Restaurants double-fry the chicken in deep oil (200-400 calories per serving from oil alone) and use way more sugar in the sauce. This pan-fried version cuts both — same flavor, fraction of the calories.
Can I make it gluten-free?
Yes — use tamari or coconut aminos instead of soy sauce. Cornstarch is already gluten-free. Make sure your rice vinegar doesn’t have wheat additives (most don’t).
What vegetables go well with this?
Steamed or stir-fried broccoli, snap peas, bok choy, baby corn, water chestnuts, bell peppers, or a quick cucumber salad. Steamed greens balance the sweet glaze beautifully.
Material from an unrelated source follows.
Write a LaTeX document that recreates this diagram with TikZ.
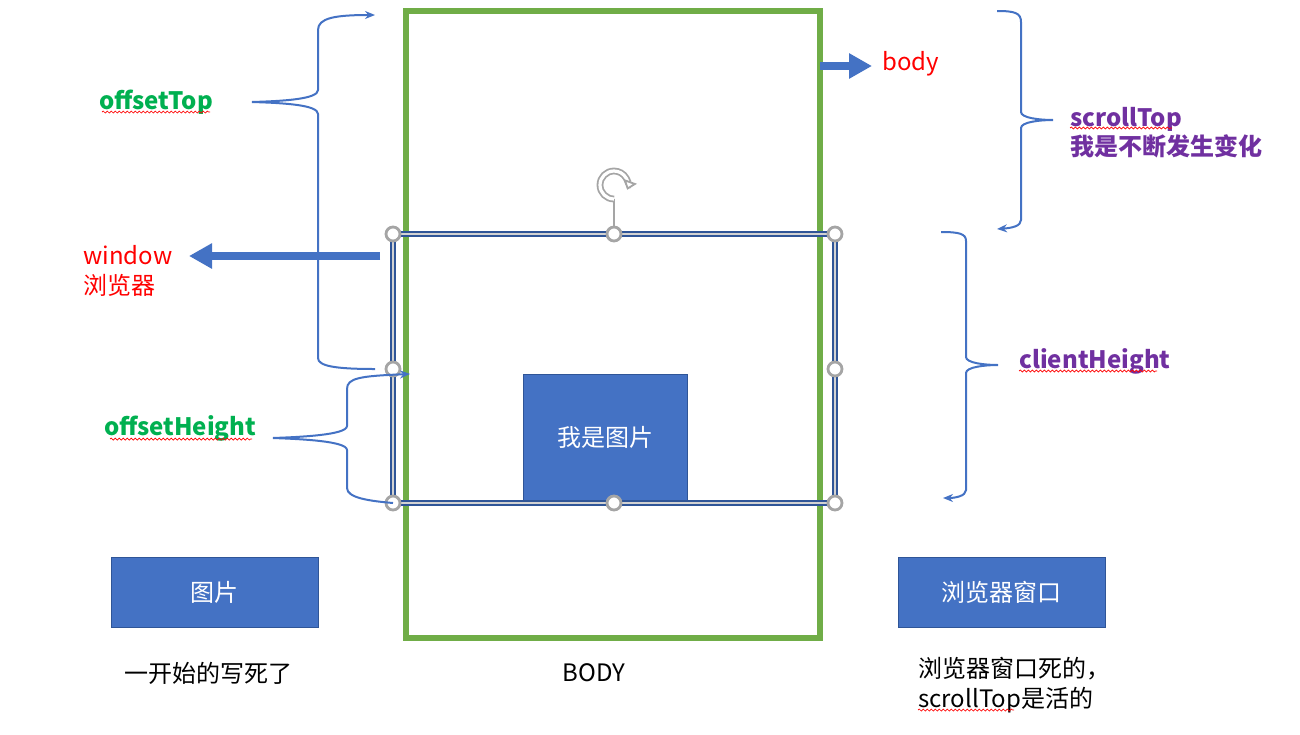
\documentclass[tikz,border=0pt]{standalone}
\usepackage{fontspec}
\setmainfont{Noto Sans CJK SC}
\usetikzlibrary{arrows.meta,decorations.pathmorphing}
\definecolor{gr}{HTML}{70AD47}
\definecolor{bl}{HTML}{4472C4}
\definecolor{dbl}{HTML}{2F5597}
\definecolor{pu}{HTML}{7030A0}
\definecolor{gn}{HTML}{00B050}
\definecolor{rd}{HTML}{FF0000}
\definecolor{hg}{HTML}{A5A5A5}
\begin{document}
\begin{tikzpicture}[x=0.5pt,y=-0.5pt,
  font=\fontsize{12}{15}\selectfont,
  brace/.style={draw=bl, line width=1pt, >={Stealth[length=5pt,width=4pt]}},
  fat/.style={draw=bl, line width=4pt, -{Triangle[length=11.5pt,width=12pt]}},
  bluebox/.style={draw=dbl, line width=0.5pt, fill=bl, text=white, inner sep=0pt},
  handle/.style={circle, draw=hg, fill=white, line width=1.4pt, minimum size=7pt, inner sep=0pt},
  squig/.style={draw=rd, line width=0.35pt, decorate, decoration={snake, segment length=2pt, amplitude=0.5pt}},
  lbl/.style={inner sep=0pt, align=left}
]
\useasboundingbox (0,0) rectangle (1300,734);

% body rectangle
\node[draw=gr, line width=3pt, minimum width=207pt, minimum height=313.5pt, inner sep=0pt] (bodyrect) at (613,324.5) {};

% image box
\node[bluebox, minimum width=82pt, minimum height=63pt] (img) at (605,437) {我是图片};

% window arrow (under the brace)
\coordinate (wa1) at (380,256);
\coordinate (wa2) at (189,256);
\draw[fat] (wa1) -- (wa2);
\node[lbl, text=rd, anchor=west] (winlbl) at (83,271) {window\\浏览器};

% selection rectangle
\node[draw=dbl, double=hg!50, double distance=0.6pt, line width=1.3pt, minimum width=221pt, minimum height=134.5pt, inner sep=0pt] (sel) at (614,368.5) {};

% rotation handle
\node[handle] (h2) at (614,234) {};
\coordinate (rot) at (614,199);
\draw[hg, line width=0.6pt] (rot) -- (h2);
\draw[hg, line width=0.9pt, double=white, double distance=1.6pt, -{Triangle[length=4.5pt,width=7pt,open,fill=white,line width=0.9pt]}]
  (rot) arc[start angle=270, end angle=-20, radius=7pt];

% handles
\node[handle] (h1) at (393,234) {};
\node[handle] (h3) at (835,234) {};
\node[handle] (h4) at (393,369) {};
\node[handle] (h5) at (835,369) {};
\node[handle] (h6) at (393,503) {};
\node[handle] (h7) at (614,503) {};
\node[handle] (h8) at (835,503) {};

% body arrow
\coordinate (ba) at (820,66);
\node[lbl, text=rd, anchor=west] (bodylbl) at (882,64) {body};
\draw[fat] (ba) -- ([xshift=-5pt]bodylbl.west |- ba);

% offsetTop brace
\coordinate (ot1) at (375,15);
\coordinate (otm) at (252,102);
\coordinate (ot2) at (375,369);
\draw[brace, <-] (ot1) .. controls (335,15) and (318,18) .. (318,30) -- (318,90)
  .. controls (318,99) and (285,101) .. (otm)
  .. controls (285,103) and (318,105) .. (318,114) -- (318,358)
  .. controls (318,366) and (335,369) .. (ot2);
\node[lbl, text=gn, font=\fontsize{12}{15}\selectfont\bfseries] (otlbl) at (156,102) {offsetTop};
\draw[squig] (102,112) -- (210,112);

% offsetHeight brace
\coordinate (oh1) at (410,374);
\coordinate (ohm) at (273,438);
\coordinate (oh2) at (393,503);
\draw[brace, <-] (oh1) .. controls (360,376) and (347,378) .. (347,389) -- (347,426)
  .. controls (347,435) and (300,437) .. (ohm)
  .. controls (300,439) and (347,441) .. (347,450) -- (347,488)
  .. controls (347,498) and (370,501) .. (oh2);
\node[lbl, text=gn, font=\fontsize{12}{15}\selectfont\bfseries] (ohlbl) at (180,428) {offsetHeight};
\draw[squig] (110,439) -- (252,439);

% scrollTop brace
\coordinate (st1) at (997,11);
\coordinate (stm) at (1053,120);
\coordinate (st2) at (997,229);
\draw[brace, ->] (st1) .. controls (1015,11) and (1021,13) .. (1021,22) -- (1021,112)
  .. controls (1021,118) and (1040,120) .. (stm)
  .. controls (1040,120) and (1021,122) .. (1021,128) -- (1021,220)
  .. controls (1021,226) and (1012,228) .. (st2);
\node[lbl, text=pu, anchor=west, font=\fontsize{12}{14.5}\selectfont\bfseries] (stlbl) at (1070,133) {scrollTop\\我是不断发生变化};
\draw[squig] (1070,128) -- (1172,128);

% clientHeight brace
\coordinate (ch1) at (941,232);
\coordinate (chm) at (998,365);
\coordinate (ch2) at (943,498);
\draw[brace, ->] (ch1) .. controls (960,232) and (966,234) .. (966,241) -- (966,357)
  .. controls (966,363) and (985,365) .. (chm)
  .. controls (985,365) and (966,367) .. (966,373) -- (966,490)
  .. controls (966,496) and (955,498) .. (ch2);
\node[lbl, text=pu, anchor=west, font=\fontsize{12}{15}\selectfont\bfseries] (chlbl) at (1019,361) {clientHeight};
\draw[squig] (1019,371) -- (1157,371);

% bottom boxes and captions
\node[bluebox, minimum width=103.5pt, minimum height=35pt] (picbox) at (214.5,592) {图片};
\node[bluebox, minimum width=103.5pt, minimum height=35pt] (winbox) at (1001.5,592) {浏览器窗口};
\node[lbl] (cap1) at (208,673) {一开始的写死了};
\node[lbl] (cap2) at (594,673) {BODY};
\node[lbl, anchor=west] (cap3) at (918,685) {浏览器窗口死的，\\scrollTop是活的};
\draw[squig] (918,710) -- (1014,710);
\end{tikzpicture}
\end{document}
How do I store and reheat?
Refrigerate 4 days. Reheat in a hot skillet to revive crispness — microwave makes the coating soggy. Sauce thickens when cold; thin with 1-2 tbsp water when reheating.
Can I make this with frozen chicken?
Thaw fully overnight in the fridge first. Pat dry before coating with cornstarch — wet chicken won’t crisp properly.
Is this dish actually healthy or is “healthy” just marketing?
Genuinely healthier than takeout. The pan-sear method cuts ~250 calories per serving vs deep-fried. Lower sodium too. Plus the cornstarch coating uses 6 tablespoons total instead of 2 cups of batter. Still has honey/sugar though — not “diet food,” just “real food, made better.”